Two things about this unsettle me.
i.) They made a fourth goddamn “Pirates” movie. And they’re probably going to make a fifth and a sixth goddamn “Pirates” movie.
Look, I really liked the first one when it came out; back then it was original, unexpected, and charming. But the sequel felt unnecessary, and the third was nearly unwatchable. Yet both were crazy-money successful. I realize it’s naive to expect a studio to let originality trump proven brand success. But…come on! As of 2011, we, as a society, have spent $3.75 billion* making and seeing four movies based off a theme park ride. This will always be true about our history as a species. Nothing will ever change this fact. If in the next thousand years we formulate a unified field theory, end world hunger, and colonize other worlds, it will never negate the fact that on our way to utopia, hundreds of millions of us paid money to spend our free time watching Penelope Cruz ask Johnny Depp:
“How is it we can never meet without you pointing something at me?”

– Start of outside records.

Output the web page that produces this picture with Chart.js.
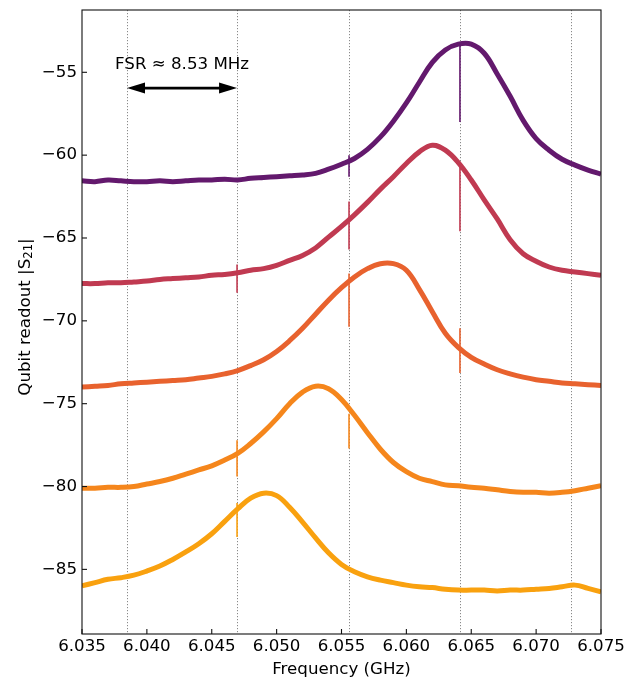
<!DOCTYPE html>
<html>
<head>
<meta charset="utf-8">
<script src="https://cdn.jsdelivr.net/npm/chart.js@4.4.1/dist/chart.umd.min.js"></script>
<style>
  body { margin: 0; background: #fff; }
</style>
</head>
<body>
<canvas id="chart" width="635" height="680"></canvas>
<script>
// frequency grid (GHz)
const freqs = [6.035, 6.036, 6.037, 6.038, 6.039, 6.040, 6.041, 6.042, 6.043, 6.044,
               6.045, 6.046, 6.047, 6.048, 6.049, 6.050, 6.051, 6.052, 6.053, 6.054,
               6.055, 6.056, 6.057, 6.058, 6.059, 6.060, 6.061, 6.062, 6.063, 6.064,
               6.065, 6.066, 6.067, 6.068, 6.069, 6.070, 6.071, 6.072, 6.073, 6.074, 6.075];

// |S21| traces, top to bottom
const purple = [-61.55, -61.6, -61.5, -61.55, -61.6, -61.6, -61.55, -61.6, -61.55, -61.5,
                -61.5, -61.45, -61.5, -61.4, -61.35, -61.3, -61.25, -61.2, -61.1, -60.85,
                -60.55, -60.2, -59.65, -58.9, -57.95, -56.85, -55.6, -54.4, -53.65, -53.3,
                -53.3, -53.85, -55.1, -56.45, -57.9, -59.0, -59.7, -60.25, -60.6, -60.9, -61.15];
const crimson = [-67.75, -67.75, -67.7, -67.7, -67.65, -67.6, -67.5, -67.45, -67.4, -67.35,
                 -67.25, -67.2, -67.1, -66.95, -66.85, -66.65, -66.35, -66.05, -65.6, -64.95,
                 -64.3, -63.6, -62.85, -62.05, -61.3, -60.5, -59.8, -59.4, -59.7, -60.45,
                 -61.5, -62.7, -63.85, -65.1, -65.95, -66.4, -66.75, -66.95, -67.05, -67.15, -67.25];
const orangeRed = [-74.0, -73.95, -73.9, -73.8, -73.75, -73.7, -73.65, -73.6, -73.55, -73.45,
                   -73.35, -73.2, -73.0, -72.7, -72.35, -71.85, -71.2, -70.45, -69.6, -68.75,
                   -68.0, -67.35, -66.85, -66.55, -66.55, -66.95, -68.1, -69.45, -70.75, -71.6,
                   -72.2, -72.6, -72.95, -73.2, -73.4, -73.55, -73.65, -73.75, -73.8, -73.85, -73.9];
const orange = [-80.1, -80.1, -80.05, -80.05, -80.0, -79.85, -79.7, -79.5, -79.25, -79.0,
                -78.75, -78.4, -78.0, -77.4, -76.7, -75.9, -75.0, -74.3, -73.95, -74.1,
                -74.75, -75.7, -76.75, -77.75, -78.55, -79.1, -79.5, -79.7, -79.9, -79.95,
                -80.05, -80.1, -80.2, -80.3, -80.35, -80.35, -80.4, -80.35, -80.25, -80.1, -79.95];
const yellow = [-86.0, -85.8, -85.6, -85.5, -85.35, -85.1, -84.8, -84.4, -83.95, -83.45,
                -82.85, -82.1, -81.35, -80.7, -80.4, -80.55, -81.25, -82.15, -83.1, -84.0,
                -84.7, -85.15, -85.45, -85.65, -85.8, -85.95, -86.05, -86.1, -86.2, -86.25,
                -86.25, -86.25, -86.3, -86.25, -86.25, -86.2, -86.15, -86.05, -85.95, -86.15, -86.35];

// narrow dips at the cavity modes: [freq, low, high]
const purpleSpikes = [[6.05558, -61.3, -60.0], [6.06413, -58.0, -53.3]];
const crimsonSpikes = [[6.04695, -68.3, -66.6], [6.05558, -65.7, -62.8], [6.06413, -64.6, -60.4]];
const orangeRedSpikes = [[6.05558, -70.35, -67.15], [6.06413, -73.15, -70.45]];
const orangeSpikes = [[6.04695, -79.4, -77.2], [6.05558, -77.7, -75.6]];
const yellowSpikes = [[6.04695, -83.05, -81.0]];

// cavity mode positions (dotted lines) and FSR annotation
const fsrLines = [6.03847, 6.04695, 6.05558, 6.06413, 6.07269];
const fsrText = 'FSR \u2248 8.53 MHz';
const arrowY = -55.95;
const fsrTextY = -54.55;

const xTicks = [6.035, 6.040, 6.045, 6.050, 6.055, 6.060, 6.065, 6.070, 6.075];
const yTicks = [-85, -80, -75, -70, -65, -60, -55];

const FONT = 'DejaVu Sans';
const FS = 16.67;

const traces = [
  { values: purple, spikes: purpleSpikes, color: '#63196d' },
  { values: crimson, spikes: crimsonSpikes, color: '#c03a51' },
  { values: orangeRed, spikes: orangeRedSpikes, color: '#e8622e' },
  { values: orange, spikes: orangeSpikes, color: '#f5861c' },
  { values: yellow, spikes: yellowSpikes, color: '#f9a10f' },
];

const datasets = [];
traces.forEach(t => {
  datasets.push({
    data: freqs.map((f, i) => ({ x: f, y: t.values[i] })),
    borderColor: t.color,
    borderWidth: 5,
    pointRadius: 0,
    tension: 0.4,
    clip: 0,
  });
  t.spikes.forEach(s => {
    datasets.push({
      data: [{ x: s[0], y: s[1] }, { x: s[0], y: s[2] }],
      borderColor: t.color,
      borderWidth: 1.6,
      pointRadius: 0,
      clip: 0,
    });
  });
});

const decorations = {
  id: 'decorations',
  beforeDatasetsDraw(chart) {
    const { ctx, chartArea: a, scales: { x } } = chart;
    ctx.save();
    ctx.strokeStyle = '#8a8a8a';
    ctx.lineWidth = 1;
    ctx.setLineDash([1.2, 1.8]);
    fsrLines.forEach(f => {
      const px = Math.round(x.getPixelForValue(f)) + 0.5;
      ctx.beginPath();
      ctx.moveTo(px, a.top);
      ctx.lineTo(px, a.bottom);
      ctx.stroke();
    });
    ctx.restore();
  },
  afterDatasetsDraw(chart) {
    const { ctx, chartArea: a, scales: { x, y } } = chart;
    ctx.save();

    // double-headed arrow between the first two modes
    const x1 = x.getPixelForValue(fsrLines[0]);
    const x2 = x.getPixelForValue(fsrLines[1]);
    const ay = y.getPixelForValue(arrowY);
    const head = 18, half = 5.5;
    ctx.strokeStyle = '#000';
    ctx.fillStyle = '#000';
    ctx.lineWidth = 2.8;
    ctx.beginPath();
    ctx.moveTo(x1 + head - 2, ay);
    ctx.lineTo(x2 - head + 2, ay);
    ctx.stroke();
    ctx.beginPath();
    ctx.moveTo(x1, ay);
    ctx.lineTo(x1 + head, ay - half);
    ctx.lineTo(x1 + head, ay + half);
    ctx.closePath();
    ctx.fill();
    ctx.beginPath();
    ctx.moveTo(x2, ay);
    ctx.lineTo(x2 - head, ay - half);
    ctx.lineTo(x2 - head, ay + half);
    ctx.closePath();
    ctx.fill();

    ctx.font = FS + 'px "' + FONT + '"';
    ctx.textAlign = 'center';
    ctx.textBaseline = 'middle';
    ctx.fillText(fsrText, (x1 + x2) / 2, y.getPixelForValue(fsrTextY));

    // frame
    ctx.lineWidth = 1.1;
    ctx.strokeStyle = '#111';
    ctx.strokeRect(a.left, a.top, a.right - a.left, a.bottom - a.top);

    // inward ticks
    xTicks.forEach(v => {
      const px = x.getPixelForValue(v);
      ctx.beginPath();
      ctx.moveTo(px, a.bottom);
      ctx.lineTo(px, a.bottom - 5);
      ctx.stroke();
    });
    yTicks.forEach(v => {
      const py = y.getPixelForValue(v);
      ctx.beginPath();
      ctx.moveTo(a.left, py);
      ctx.lineTo(a.left + 5, py);
      ctx.stroke();
    });

    // y-axis label with a real subscript
    const main = 'Qubit readout |S', sub = '21', end = '|';
    const subFont = (FS * 0.7).toFixed(2) + 'px "' + FONT + '"';
    ctx.font = FS + 'px "' + FONT + '"';
    const w1 = ctx.measureText(main).width;
    const w3 = ctx.measureText(end).width;
    ctx.font = subFont;
    const w2 = ctx.measureText(sub).width;
    const total = w1 + w2 + w3;
    ctx.translate(29.5, 317);
    ctx.rotate(-Math.PI / 2);
    ctx.textAlign = 'left';
    ctx.textBaseline = 'alphabetic';
    ctx.fillStyle = '#000';
    let cx = -total / 2;
    ctx.font = FS + 'px "' + FONT + '"';
    ctx.fillText(main, cx, 0);
    cx += w1;
    ctx.font = subFont;
    ctx.fillText(sub, cx, 2.5);
    cx += w2;
    ctx.font = FS + 'px "' + FONT + '"';
    ctx.fillText(end, cx, 0);
    ctx.restore();
  }
};

new Chart(document.getElementById('chart'), {
  type: 'line',
  data: { datasets },
  options: {
    responsive: false,
    animation: false,
    devicePixelRatio: 1,
    layout: { padding: { top: 10, right: 34, left: 0, bottom: 0 } },
    plugins: { legend: { display: false }, tooltip: { enabled: false } },
    scales: {
      x: {
        type: 'linear',
        min: 6.035,
        max: 6.075,
        afterBuildTicks: s => { s.ticks = xTicks.map(v => ({ value: v })); },
        afterFit: s => { s.height = 46; s.paddingLeft = 0; s.paddingRight = 0; },
        grid: { display: false, drawTicks: false },
        border: { display: false },
        ticks: {
          padding: 3,
          maxRotation: 0,
          autoSkip: false,
          color: '#000',
          font: { family: FONT, size: FS },
          callback: v => v.toFixed(3),
        },
        title: {
          display: true,
          text: 'Frequency (GHz)',
          color: '#000',
          font: { family: FONT, size: FS },
          padding: { top: 3, bottom: 0 },
        },
      },
      y: {
        type: 'linear',
        min: -88.9,
        max: -51.24,
        afterBuildTicks: s => { s.ticks = yTicks.map(v => ({ value: v })); },
        afterFit: s => { s.width = 82; s.paddingTop = 0; s.paddingBottom = 0; },
        grid: { display: false, drawTicks: false },
        border: { display: false },
        ticks: {
          padding: 5,
          autoSkip: false,
          color: '#000',
          font: { family: FONT, size: FS },
          callback: v => '\u2212' + Math.abs(v),
        },
        title: { display: false },
      },
    },
  },
  plugins: [decorations],
});
</script>
</body>
</html>
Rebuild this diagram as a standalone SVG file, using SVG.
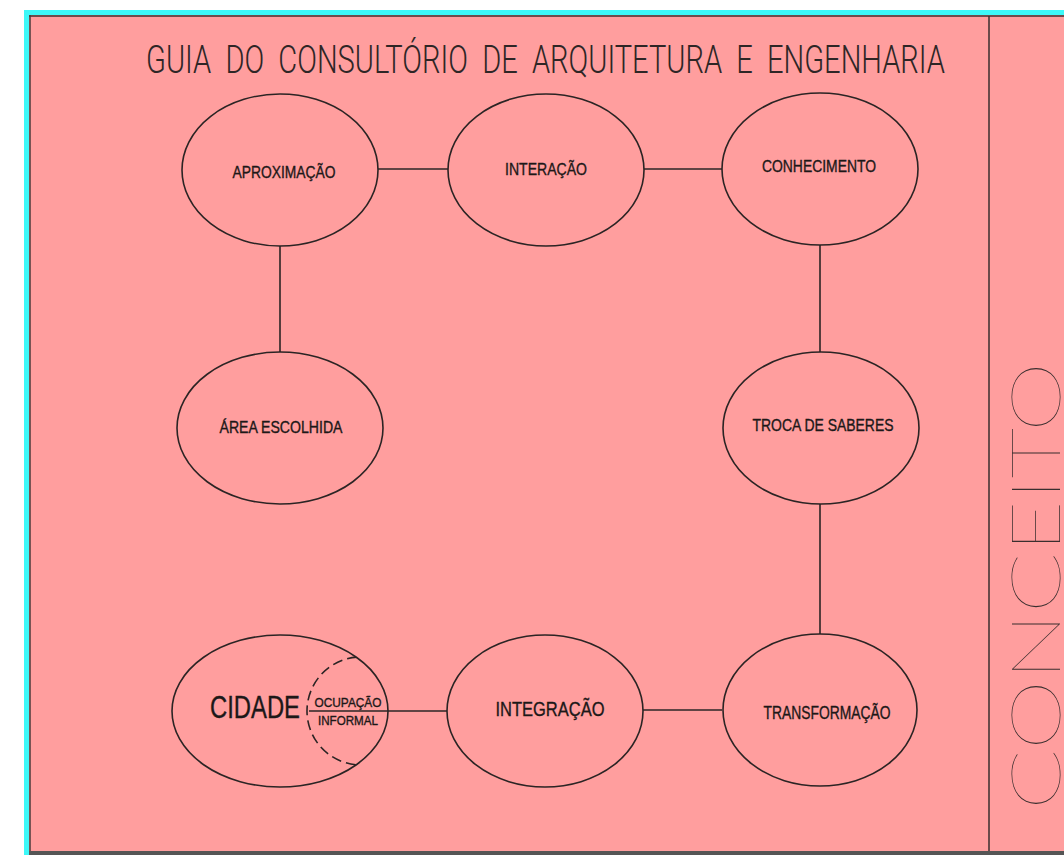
<svg xmlns="http://www.w3.org/2000/svg" width="1064" height="855" viewBox="0 0 1064 855">
  <style>
    .node ellipse { fill: none; stroke: #2b2424; stroke-width: 1.6; }
    .lbl { font-family: "Liberation Sans Narrow", "Liberation Sans", Arial, sans-serif; fill: #1c1818; stroke: #1c1818; stroke-width: 0.35; text-anchor: middle; }
    .conn line { stroke: #2b2424; stroke-width: 1.6; }
  </style>
  <defs>
    <clipPath id="cidClip">
      <ellipse cx="280" cy="711" rx="108" ry="76"/>
    </clipPath>
  </defs>

  <!-- frame -->
  <rect x="0" y="0" width="1064" height="855" fill="#ffffff"/>
  <rect x="24" y="10" width="1045" height="850" fill="#3df8f8"/>
  <rect x="29" y="15" width="1040" height="836" fill="#ff9e9e"/>
  <line x1="29" y1="16" x2="1064" y2="16" stroke="#6e4c4c" stroke-width="2"/>
  <line x1="30" y1="15" x2="30" y2="855" stroke="#4a3a3a" stroke-width="1.5"/>
  <rect x="29" y="851" width="1040" height="4" fill="#555555"/>
  <line x1="989" y1="16" x2="989" y2="851" stroke="#3a2e2e" stroke-width="1.5"/>

  <!-- title -->
  <text xml:space="preserve" x="146" y="73" font-family="Roboto, 'Liberation Sans', sans-serif" font-weight="300" font-size="38" fill="#2e2626" textLength="799" lengthAdjust="spacingAndGlyphs">GUIA  DO  CONSULTÓRIO  DE  ARQUITETURA  E  ENGENHARIA</text>

  <!-- side label -->
  <text transform="translate(1060 810) rotate(-90)" x="0" y="0" font-family="Lato, Inter, 'Open Sans', sans-serif" font-weight="100" font-size="69" fill="#3a2e2e" textLength="448" lengthAdjust="spacingAndGlyphs">CONCEITO</text>

  <!-- connectors -->
  <g id="connectors" class="conn">
    <line x1="378" y1="169" x2="448" y2="169"/>
    <line x1="644" y1="169" x2="722" y2="169"/>
    <line x1="280" y1="246" x2="280" y2="352"/>
    <line x1="820" y1="245" x2="820" y2="352"/>
    <line x1="820" y1="504" x2="820" y2="634"/>
    <line x1="643" y1="710" x2="722" y2="710"/>
    <line x1="309" y1="711" x2="447" y2="711"/>
  </g>

  <g id="node-aproximacao" class="node">
    <ellipse cx="280" cy="170" rx="98" ry="76"/>
    <text class="lbl" x="284" y="178" font-size="17" textLength="103" lengthAdjust="spacingAndGlyphs">APROXIMAÇÃO</text>
  </g>
  <g id="node-interacao" class="node">
    <ellipse cx="546" cy="170" rx="98" ry="76"/>
    <text class="lbl" x="546" y="175" font-size="17" textLength="82" lengthAdjust="spacingAndGlyphs">INTERAÇÃO</text>
  </g>
  <g id="node-conhecimento" class="node">
    <ellipse cx="820" cy="169" rx="98" ry="76"/>
    <text class="lbl" x="819" y="172" font-size="17" textLength="114" lengthAdjust="spacingAndGlyphs">CONHECIMENTO</text>
  </g>
  <g id="node-area-escolhida" class="node">
    <ellipse cx="280" cy="428" rx="103" ry="76"/>
    <text class="lbl" x="281" y="433" font-size="17" textLength="123" lengthAdjust="spacingAndGlyphs">ÁREA ESCOLHIDA</text>
  </g>
  <g id="node-troca-de-saberes" class="node">
    <ellipse cx="821" cy="428" rx="98" ry="76"/>
    <text class="lbl" x="823" y="431" font-size="17" textLength="141" lengthAdjust="spacingAndGlyphs">TROCA DE SABERES</text>
  </g>
  <g id="node-cidade" class="node">
    <ellipse cx="280" cy="711" rx="108" ry="76"/>
    <circle cx="361" cy="711" r="54" fill="none" stroke="#2b2424" stroke-width="1.6" stroke-dasharray="10 5" clip-path="url(#cidClip)"/>
    <text class="lbl" x="255" y="718" font-size="31" textLength="90" lengthAdjust="spacingAndGlyphs">CIDADE</text>
    <text class="lbl" x="348" y="707" font-size="13" textLength="67" lengthAdjust="spacingAndGlyphs">OCUPAÇÃO</text>
    <text class="lbl" x="348" y="725" font-size="13" textLength="60" lengthAdjust="spacingAndGlyphs">INFORMAL</text>
  </g>
  <g id="node-integracao" class="node">
    <ellipse cx="545" cy="711" rx="98" ry="76"/>
    <text class="lbl" x="550" y="716" font-size="21" textLength="109" lengthAdjust="spacingAndGlyphs">INTEGRAÇÃO</text>
  </g>
  <g id="node-transformacao" class="node">
    <ellipse cx="820" cy="710" rx="97" ry="76"/>
    <text class="lbl" x="827" y="719" font-size="18" textLength="127" lengthAdjust="spacingAndGlyphs">TRANSFORMAÇÃO</text>
  </g>
</svg>
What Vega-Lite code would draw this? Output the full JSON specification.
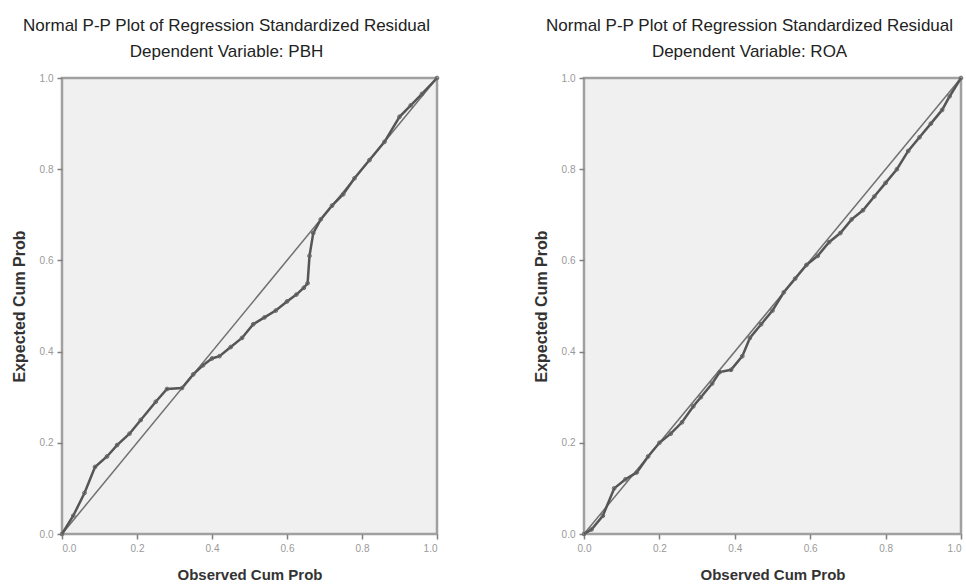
{
  "$schema": "https://vega.github.io/schema/vega-lite/v6.json",
  "background": "white",
  "padding": {"left": 9, "top": 15, "right": 0, "bottom": 0},
  "spacing": 87,
  "datasets": {
    "diag": [{"x": 0, "y": 0, "x2": 1, "y2": 1}],
    "pbh": [
      {"obs": 0.0, "exp": 0.0}, {"obs": 0.03, "exp": 0.04}, {"obs": 0.06, "exp": 0.09}, {"obs": 0.088, "exp": 0.147},
      {"obs": 0.12, "exp": 0.17}, {"obs": 0.147, "exp": 0.195}, {"obs": 0.18, "exp": 0.22}, {"obs": 0.21, "exp": 0.25},
      {"obs": 0.25, "exp": 0.29}, {"obs": 0.28, "exp": 0.318}, {"obs": 0.32, "exp": 0.32}, {"obs": 0.35, "exp": 0.35},
      {"obs": 0.376, "exp": 0.37}, {"obs": 0.4, "exp": 0.385}, {"obs": 0.42, "exp": 0.39}, {"obs": 0.45, "exp": 0.41},
      {"obs": 0.48, "exp": 0.43}, {"obs": 0.51, "exp": 0.46}, {"obs": 0.54, "exp": 0.475}, {"obs": 0.57, "exp": 0.49},
      {"obs": 0.6, "exp": 0.51}, {"obs": 0.625, "exp": 0.525}, {"obs": 0.645, "exp": 0.54}, {"obs": 0.655, "exp": 0.55},
      {"obs": 0.66, "exp": 0.61}, {"obs": 0.67, "exp": 0.66}, {"obs": 0.69, "exp": 0.69}, {"obs": 0.72, "exp": 0.72},
      {"obs": 0.75, "exp": 0.745}, {"obs": 0.78, "exp": 0.78}, {"obs": 0.82, "exp": 0.82}, {"obs": 0.86, "exp": 0.86},
      {"obs": 0.9, "exp": 0.915}, {"obs": 0.93, "exp": 0.94}, {"obs": 0.96, "exp": 0.965}, {"obs": 1.0, "exp": 1.0}
    ],
    "roa": [
      {"obs": 0.0, "exp": 0.0}, {"obs": 0.02, "exp": 0.01}, {"obs": 0.05, "exp": 0.04}, {"obs": 0.08, "exp": 0.1},
      {"obs": 0.11, "exp": 0.12}, {"obs": 0.14, "exp": 0.135}, {"obs": 0.17, "exp": 0.17}, {"obs": 0.2, "exp": 0.2},
      {"obs": 0.23, "exp": 0.22}, {"obs": 0.26, "exp": 0.245}, {"obs": 0.29, "exp": 0.28}, {"obs": 0.31, "exp": 0.3},
      {"obs": 0.34, "exp": 0.33}, {"obs": 0.36, "exp": 0.355}, {"obs": 0.39, "exp": 0.36}, {"obs": 0.42, "exp": 0.39},
      {"obs": 0.44, "exp": 0.43}, {"obs": 0.47, "exp": 0.46}, {"obs": 0.5, "exp": 0.49}, {"obs": 0.53, "exp": 0.53},
      {"obs": 0.56, "exp": 0.56}, {"obs": 0.59, "exp": 0.59}, {"obs": 0.62, "exp": 0.61}, {"obs": 0.65, "exp": 0.64},
      {"obs": 0.68, "exp": 0.66}, {"obs": 0.71, "exp": 0.69}, {"obs": 0.74, "exp": 0.71}, {"obs": 0.77, "exp": 0.74},
      {"obs": 0.8, "exp": 0.77}, {"obs": 0.83, "exp": 0.8}, {"obs": 0.86, "exp": 0.84}, {"obs": 0.89, "exp": 0.87},
      {"obs": 0.92, "exp": 0.9}, {"obs": 0.95, "exp": 0.93}, {"obs": 0.97, "exp": 0.96}, {"obs": 1.0, "exp": 1.0}
    ]
  },
  "hconcat": [
    {
      "width": 375,
      "height": 456,
      "title": {"text": "Normal P-P Plot of Regression Standardized Residual", "subtitle": "Dependent Variable: PBH"},
      "layer": [
        {
          "data": {"name": "diag"},
          "mark": {"type": "rule", "color": "#707070", "strokeWidth": 1.5},
          "encoding": {
            "x": {"field": "x", "type": "quantitative"},
            "y": {"field": "y", "type": "quantitative"},
            "x2": {"field": "x2"},
            "y2": {"field": "y2"}
          }
        },
        {
          "data": {"name": "pbh"},
          "mark": {"type": "line", "color": "#555555", "strokeWidth": 2.5, "point": {"filled": false, "size": 14, "color": "#666666", "strokeWidth": 1}},
          "encoding": {
            "x": {"field": "obs", "type": "quantitative", "title": "Observed Cum Prob", "scale": {"domain": [0, 1], "nice": false}, "axis": {"values": [0, 0.2, 0.4, 0.6, 0.8, 1], "format": ".1f"}},
            "y": {"field": "exp", "type": "quantitative", "title": "Expected Cum Prob", "scale": {"domain": [0, 1], "nice": false}, "axis": {"values": [0, 0.2, 0.4, 0.6, 0.8, 1], "format": ".1f"}},
            "order": {"field": "obs", "type": "quantitative"}
          }
        }
      ]
    },
    {
      "width": 377,
      "height": 456,
      "title": {"text": "Normal P-P Plot of Regression Standardized Residual", "subtitle": "Dependent Variable: ROA"},
      "layer": [
        {
          "data": {"name": "diag"},
          "mark": {"type": "rule", "color": "#707070", "strokeWidth": 1.5},
          "encoding": {
            "x": {"field": "x", "type": "quantitative"},
            "y": {"field": "y", "type": "quantitative"},
            "x2": {"field": "x2"},
            "y2": {"field": "y2"}
          }
        },
        {
          "data": {"name": "roa"},
          "mark": {"type": "line", "color": "#555555", "strokeWidth": 2.5, "point": {"filled": false, "size": 14, "color": "#666666", "strokeWidth": 1}},
          "encoding": {
            "x": {"field": "obs", "type": "quantitative", "title": "Observed Cum Prob", "scale": {"domain": [0, 1], "nice": false}, "axis": {"values": [0, 0.2, 0.4, 0.6, 0.8, 1], "format": ".1f", "labelAlign": {"expr": "datum.value == 1 ? 'right' : 'center'"}}},
            "y": {"field": "exp", "type": "quantitative", "title": "Expected Cum Prob", "scale": {"domain": [0, 1], "nice": false}, "axis": {"values": [0, 0.2, 0.4, 0.6, 0.8, 1], "format": ".1f"}},
            "order": {"field": "obs", "type": "quantitative"}
          }
        }
      ]
    }
  ],
  "config": {
    "font": "Liberation Sans",
    "view": {"fill": "#f0f0f0", "stroke": "#a0a0a0", "strokeWidth": 2.5},
    "axis": {
      "grid": false,
      "domain": false,
      "ticks": true,
      "tickColor": "#808080",
      "tickSize": 5,
      "tickWidth": 1.5,
      "labelColor": "#999999",
      "labelFontSize": 10,
      "labelPadding": 4,
      "titleColor": "#333333",
      "titleFontWeight": "bold"
    },
    "axisX": {"titlePadding": 14, "titleFontSize": 15},
    "axisY": {"titlePadding": 12, "titleFontSize": 16},
    "title": {
      "frame": "bounds",
      "anchor": "middle",
      "font": "Liberation Sans",
      "fontSize": 17,
      "fontWeight": "normal",
      "color": "#222222",
      "subtitleFont": "Liberation Sans",
      "subtitleFontSize": 17,
      "subtitleColor": "#222222",
      "subtitlePadding": 9,
      "offset": 12
    }
  }
}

(For those of you who missed the subtext, that is a joke about penises.)
This isn’t necessarily a disgraceful thing; but it is an undeniable fact of our existential condition. I myself am not sure what to make of it.
At least all these “Pirates” movies are keeping Johnny Depp away from Tim Burton, which is always good.
ii.) The Caribbean-naitive mermaids appear Caucasian. And let’s get it out of the way, haha, yes, my suspension of disbelief is strained by mermaids’ ethnicity and not the fact they are half fish. But think about what it means when Hollywood won’t even cast nonwhites as fish people even, when it would kinda make sense.
*Figure tabulated by rounding the sum of the production budgets and box office revenue of Pirates of the Caribbean: Curse of the Black Pearl, Pirates of the Caribbean: Dead Man’s Chest, Pirates of the Caribbean: At World’s End, and Pirates of the Caribbean: On Stranger Tides.